There's no unsupervised learning happening, as described in (2)
No, it's unsupervised. In pre-training, the text data isn't structured at all. It's books, documents, online sources, all put together.
Supervised learning uses data with "ground truth" labels.
Have you worked with (variational) auto-encoders? I think they're a great example of what I would call unsupervised learning.
What are "ground truth" labels?
Ground truth labels are just prescriptive labels that we recognize as being true. The main thing that distinguishes unsupervised from supervised is that in unsupervised learning, what is "good" is learned from the unstructured data itself. In supervised learning, what is "good" is learned from some external input, like "good" human-provided examples.

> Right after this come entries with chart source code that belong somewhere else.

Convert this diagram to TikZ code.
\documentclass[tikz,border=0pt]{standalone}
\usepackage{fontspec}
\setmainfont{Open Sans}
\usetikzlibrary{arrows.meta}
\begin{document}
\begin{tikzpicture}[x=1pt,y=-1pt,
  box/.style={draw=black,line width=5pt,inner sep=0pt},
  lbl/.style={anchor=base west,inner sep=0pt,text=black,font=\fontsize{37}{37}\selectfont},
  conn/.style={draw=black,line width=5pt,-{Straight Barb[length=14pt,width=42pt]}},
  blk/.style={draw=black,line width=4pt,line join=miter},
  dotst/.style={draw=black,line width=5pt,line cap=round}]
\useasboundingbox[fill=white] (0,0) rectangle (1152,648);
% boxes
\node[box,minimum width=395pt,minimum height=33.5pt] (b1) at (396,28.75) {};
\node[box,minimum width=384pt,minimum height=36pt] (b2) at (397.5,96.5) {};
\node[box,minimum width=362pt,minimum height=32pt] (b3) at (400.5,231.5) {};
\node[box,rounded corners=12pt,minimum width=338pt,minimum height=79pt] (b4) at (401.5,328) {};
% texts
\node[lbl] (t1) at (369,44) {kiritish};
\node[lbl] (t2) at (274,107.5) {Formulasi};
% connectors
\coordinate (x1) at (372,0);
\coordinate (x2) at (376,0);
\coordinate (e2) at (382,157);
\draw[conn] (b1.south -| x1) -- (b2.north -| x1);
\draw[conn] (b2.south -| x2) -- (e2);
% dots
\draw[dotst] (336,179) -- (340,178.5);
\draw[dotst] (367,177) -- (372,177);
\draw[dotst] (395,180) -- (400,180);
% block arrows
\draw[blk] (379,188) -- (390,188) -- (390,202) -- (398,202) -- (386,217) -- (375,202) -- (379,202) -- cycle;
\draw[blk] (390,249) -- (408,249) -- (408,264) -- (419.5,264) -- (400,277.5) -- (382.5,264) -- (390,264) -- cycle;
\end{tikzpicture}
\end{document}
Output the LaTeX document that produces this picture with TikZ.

Would you call token (N+1), given tokens (1 to N) as a ground truth?
No, in that case there's no labelling required. That would be unsupervised learning.
https://en.wikipedia.org/wiki/Unsupervised_learning
So supervised vs unsupervised, according to you, is a property of the dataset?
Sorry, I really don't care to continue talking about the difference between supervised and unsupervised learning. It's a pattern used to describe how you are doing ML. It's not a property of a dataset (you wouldn't call Dataset A "unsupervised"). Read the Wikipedia articles for more details.